最后，我们可以使用FOCUS的generate方法生成反事实解释。

perturbed_feats = focus.generate(model, X_test, X_train)

我们可以在图表中查看生成的这些反事实解释。

def plot_pca(plot_df, focus_plot_df):
    """
    Plots the PCA-transformed features and corresponding predictions before and after applying FOCUS.

    Args:
        plot_df (pandas.DataFrame): A DataFrame containing the PCA-transformed features and
            predictions before applying FOCUS.
        focus_plot_df (pandas.DataFrame): A DataFrame containing the PCA-transformed features and
            predictions after applying FOCUS.

    Returns:
        None: This function displays the plot but does not return any value.
    """
    fig, axes = plt.subplots(1, 2, figsize=(20, 8))
    sns.scatterplot(
        data=focus_plot_df, x="pca1", y="pca2", hue="predictions", ax=axes[0]
    )
    axes[0].set_title("After applying FOCUS")
    sns.scatterplot(data=plot_df, x="pca1", y="pca2", hue="predictions", ax=axes[1])
    axes[1].set_title("Before applying FOCUS")
    fig.suptitle("Prediction Before and After FOCUS comparison")
    plt.show()


plot_df, focus_plot_df = prepare_plot_df(model, X_test, perturbed_feats)
plot_pca(plot_df, focus_plot_df)

它看起来像这样：

我们可以观察到，在应用FOCUS之前，许多预测等于1的点位于右侧，但在应用之后，它们变成了预测等于0。
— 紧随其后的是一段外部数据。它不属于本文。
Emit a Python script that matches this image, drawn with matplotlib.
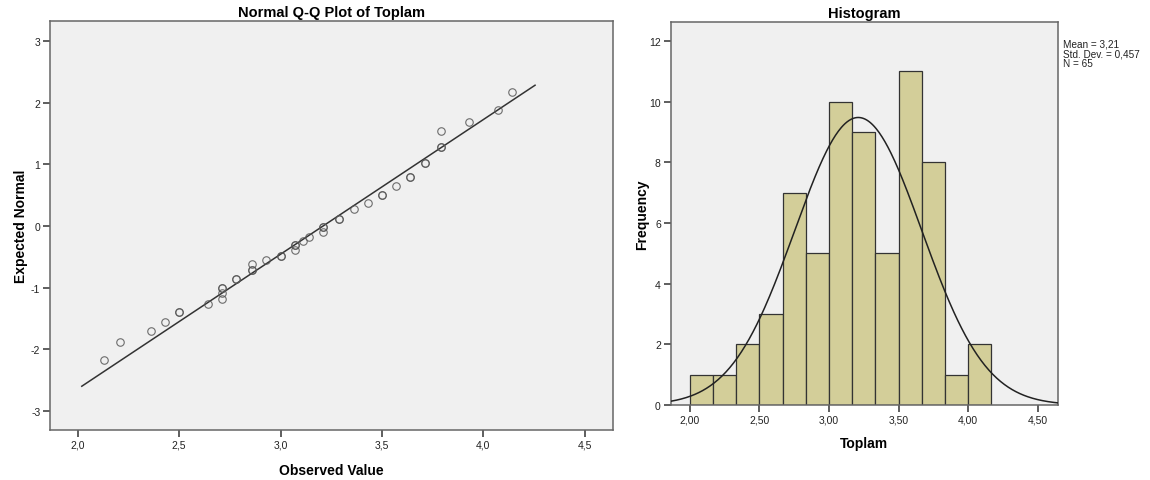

对于FOCUS之前预测等于0的点，它们在左侧，应用之后变成了预测等于1。

2.2. 超参数优化

主要有四个FOCUS的超参数，具体是sigma（方程1），temperature（方程4），distance weight（在距离损失和预测损失之间的权衡参数）和Adam的学习率[4]。

注意1：在本例中，我们将使用决策树模型，因此我们不会使用温度超参数。

注意2：你可以将优化算法（这里我们使用Adam）视为超参数，但出于简单起见，我们不会在本节优化它，同样适用于Adam的其他超参数，除了学习率。

本节使用Optuna来优化FOCUS的超参数。Optuna是一种强大的超参数优化工具，执行贝叶斯优化。除了Optuna，我们可以再次使用我们上面创建的相同函数；generate_example_data，standardize_features和train_decision_tree_model。

以下是目标函数。它定义了要调整的超参数以及要优化的内容。在本例中，我们在Focus类中调整3个超参数，即sigma，distance weight和Adam优化器的学习率。这些超参数的搜索空间由trial.suggest_float或trial.suggest_int定义。损失函数定义为cfe_distance / 100 + pow(unchanged_ever, 2)。其原因如函数的docstring中所述，我们希望优先考虑找到反事实解释，而不是最小化平均距离。因此，我们采用未更改实例的数量的平方。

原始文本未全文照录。